Nuer Dilemmas: Coping with Money, War, and State

(2023 Edition )

What happened to the Nuer after Evans-Pritchard left? Nuer Dilemmas tell us not through an historical narrative, but as an ethnography of debate. Sharon Hutchinson traces the struggles of South Sudanese Nuer men and women to cope with the immense social, political, economic and religious transformations wrought by more than six decades of turbulent history that spanned a quarter century of British colonial rule (1929-55) as well as two devastating civil wars (1955-72 and 1983-2005). The book foregrounds cultural values, concepts and practices that Nuer men and women perceived as changing and were in the process of collectively redefining and reevaluating during the 1980s and early 1990s.

Hutchinson reveals the core of both Nuer thinking and of current dilemmas: the continuing importance of “blood,” “cattle” and “food” in the creation of enduring social relationships, and the simultaneous appreciation that new things—"money,” “guns” and “paper”—are also capable of binding and dividing the social world. By exploring how Nuer men and women have variously experienced, understood and responded to a host of novel social and historical forces, including the discovery of massive oil deposits beneath their homeland, Hutchinson—or Nyarial—shows how three generations of Nuer men and women have been drawing creatively on implicit meanings and tensions in their culture and social lives in their efforts to make sense of our increasingly senseless world.

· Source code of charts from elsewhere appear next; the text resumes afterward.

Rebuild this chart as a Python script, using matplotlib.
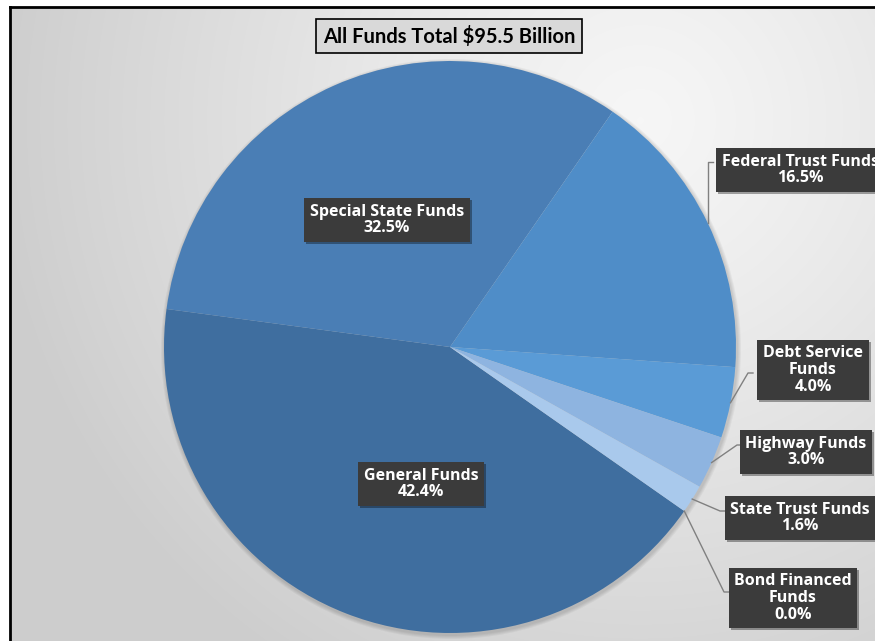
import numpy as np
import matplotlib.pyplot as plt
from matplotlib import patheffects as pe
from matplotlib.patches import Circle

# Fund shares of the total budget (percent)
categories = ["General Funds", "Special State Funds", "Federal Trust Funds",
              "Debt Service\nFunds", "Highway Funds", "State Trust Funds",
              "Bond Financed\nFunds"]
shares = [42.4, 32.5, 16.5, 4.0, 3.0, 1.6, 0.0]
colors = ["#3F6E9F", "#4A7EB5", "#4F8DC8", "#5A9BD6", "#8EB4E0", "#A9C9EC", "#BBD3EE"]
title = "All Funds Total $95.5 Billion"

W, H = 875, 641
plt.rcParams['font.family'] = ['Lato', 'DejaVu Sans']

fig = plt.figure(figsize=(W / 100, H / 100), dpi=100)
ax = fig.add_axes([0, 0, 1, 1])

# light grey radial backdrop inside the frame
yy, xx = np.mgrid[0:H, 0:W]
d = np.hypot(xx - 640, yy - 120)
shade = 0.965 - 0.16 * np.clip(d / 650, 0, 1) ** 1.2
bg = np.dstack([shade] * 3)
bg[:7, :, :] = 1.0
bg[:, :10, :] = 1.0
ax.imshow(bg, extent=(0, W, 0, H), origin='upper', zorder=0, interpolation='bilinear')
ax.plot([10, 10], [0, H - 7], color='black', lw=2, zorder=1)
ax.plot([10, W], [H - 7, H - 7], color='black', lw=2, zorder=1)

cx, cy, r = 450, H - 347, 286

# soft shadow under the pie
for i, a in enumerate([0.04, 0.04, 0.04, 0.04]):
    ax.add_patch(Circle((cx + 1, cy - 2), r + 4 - i, color='black', alpha=a, lw=0, zorder=1))

wedges, _ = ax.pie(shares, colors=colors, startangle=-35, counterclock=False,
                   center=(cx, cy), radius=r, frame=True,
                   wedgeprops=dict(linewidth=0))
for w in wedges:
    w.set_zorder(2)

box_kw = dict(boxstyle='square,pad=0.35', fc='#3B3B3B', ec='none')
txt_kw = dict(color='white', fontsize=11.5, fontweight='bold', ha='center', va='center',
              family=['Open Sans', 'DejaVu Sans'], linespacing=1.05, zorder=5)
shadow = [pe.withSimplePatchShadow(offset=(1.5, -1.5), shadow_rgbFace='black', alpha=0.35)]


def label_text(i):
    return f"{categories[i]}\n{shares[i]:.1f}%"


def put_label(i, x, y):
    t = ax.text(x, H - y, label_text(i), bbox=box_kw, **txt_kw)
    t.get_bbox_patch().set_path_effects(shadow)
    return t


# labels inside the two large wedges
put_label(1, 387, 220)
put_label(0, 421, 484)

# labels outside with leader lines: (index, label centre, elbow point, box edge)
outside = [
    (2, (800, 170), None, (713, 162)),
    (3, (813, 370), (748, 373), (753, 373)),
    (4, (806, 452), (737, 445), (741, 445)),
    (5, (800, 518), (720, 511), (726, 511)),
    (6, (793, 598), (724, 592), (730, 592)),
]
for i, c, elbow, end in outside:
    w = wedges[i]
    mid = np.deg2rad((w.theta1 + w.theta2) / 2)
    ex, ey = cx + r * np.cos(mid), cy + r * np.sin(mid)
    if elbow is None:
        xs = [ex, ex, end[0]]
        ys = [ey, H - end[1], H - end[1]]
    else:
        xs = [ex, elbow[0], end[0]]
        ys = [ey, H - elbow[1], H - end[1]]
    ax.plot(xs, ys, color='#808080', lw=1, zorder=3)
    put_label(i, *c)

# title box
ax.text(449, H - 36, title, fontsize=14.5, fontweight='bold', color='black',
        ha='center', va='center', zorder=6,
        bbox=dict(boxstyle='square,pad=0.32', fc='#D9D9D9', ec='black', lw=1.2))

ax.set_xlim(0, W)
ax.set_ylim(0, H)
ax.set_aspect('auto')
ax.axis('off')
fig.savefig('out.png', dpi=100)
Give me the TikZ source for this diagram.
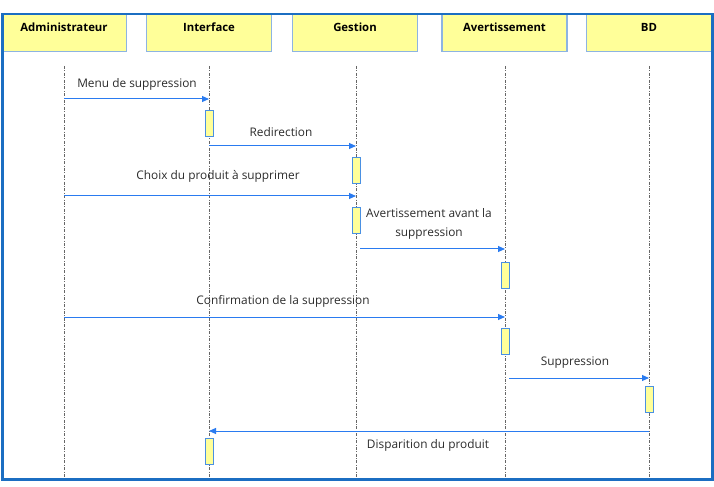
\documentclass[tikz,border=0pt]{standalone}
\usepackage{fontspec}
\setmainfont{Open Sans}
\usetikzlibrary{arrows.meta}
\definecolor{hdrfill}{HTML}{FFFF99}
\definecolor{hdrline}{HTML}{8DB4E2}
\definecolor{frameblue}{HTML}{1B6EC2}
\definecolor{msgblue}{HTML}{2A7BF0}
\definecolor{actline}{HTML}{4A90E2}
\definecolor{txt}{HTML}{2B2B2B}
\begin{document}
\begin{tikzpicture}[x=1bp,y=-1bp,
  hdr/.style={draw=hdrline, fill=hdrfill, line width=1.2bp, minimum width=125bp,
    inner ysep=0pt, text height=18bp, text depth=20bp, anchor=north,
    font=\fontsize{11.4}{13}\selectfont\bfseries},
  life/.style={draw=black!60, line width=0.8bp,
    dash pattern=on 3bp off 1.5bp on 0.8bp off 1.5bp},
  act/.style={draw=actline, fill=hdrfill, line width=1bp, minimum width=8bp,
    inner sep=0pt, anchor=north},
  msg/.style={draw=msgblue, line width=1bp, -{Triangle[length=7bp,width=6bp]}},
  lbl/.style={text=txt, inner sep=1bp, font=\fontsize{11.9}{19.5}\selectfont}
]
\useasboundingbox (0,0) rectangle (714,487);
% headers
\node[hdr] (hA) at (64,13) {Administrateur};
\node[hdr] (hI) at (209,13) {Interface};
\node[hdr] (hG) at (355,13) {Gestion};
\node[hdr] (hV) at (504.5,13) {Avertissement};
\node[hdr] (hB) at (649,13) {BD};
% frame
\node[draw=frameblue, line width=2.5bp, minimum width=710bp, minimum height=465bp,
  inner sep=0pt, anchor=north west] (frame) at (1,13) {};
% lifelines
\coordinate (lA0) at (64,66);  \coordinate (lA1) at (64,477);
\coordinate (lI0) at (209,66); \coordinate (lI1) at (209,477);
\coordinate (lG0) at (356,66); \coordinate (lG1) at (356,477);
\coordinate (lV0) at (505,66); \coordinate (lV1) at (505,477);
\coordinate (lB0) at (649,66); \coordinate (lB1) at (649,477);
\foreach \l in {A,I,G,V,B} \draw[life] (l\l0) -- (l\l1);
% activations
\node[act, minimum height=26bp] (a1) at (209.5,110) {};
\node[act, minimum height=26bp] (a2) at (356.5,157) {};
\node[act, minimum height=26bp] (a3) at (356.5,207) {};
\node[act, minimum height=26bp] (a4) at (505,262) {};
\node[act, minimum height=26bp] (a5) at (505,328) {};
\node[act, minimum height=26bp] (a6) at (649,386) {};
\node[act, minimum height=26bp] (a7) at (209,438) {};
% message end points
\coordinate (m1s) at (64,99);   \coordinate (m1e) at (209,99);
\coordinate (m2s) at (209,146); \coordinate (m2e) at (356,146);
\coordinate (m3s) at (64,196);  \coordinate (m3e) at (356,196);
\coordinate (m4s) at (360,249); \coordinate (m4e) at (505,249);
\coordinate (m5s) at (64,317);  \coordinate (m5e) at (505,317);
\coordinate (m6s) at (509,378); \coordinate (m6e) at (649,378);
\coordinate (m7s) at (649,431); \coordinate (m7e) at (209,431);
\foreach \m in {1,...,7} \draw[msg] (m\m s) -- (m\m e);
% labels
\node[lbl] (t1) at (137,84) {Menu de suppression};
\node[lbl] (t2) at (281,132) {Redirection};
\node[lbl] (t3) at (218,176) {Choix du produit à supprimer};
\node[lbl, align=center] (t4) at (429,224) {Avertissement avant la\\suppression};
\node[lbl] (t5) at (283,301) {Confirmation de la suppression};
\node[lbl] (t6) at (575,363) {Suppression};
\node[lbl] (t7) at (428,445) {Disparition du produit};
\end{tikzpicture}
\end{document}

The 2023 Edition of Nuer Dilemmas includes a new chapter or “Epilogue” in the Nuer language in which Hutchinson describes personal security challenges she has faced from suspicious military and government security personnel as she returned to the war zone for eight periods of field research during Sudan’s long and devastating second civil war, which ultimately culminated in South Sudan’s achievement of political independence in 2011.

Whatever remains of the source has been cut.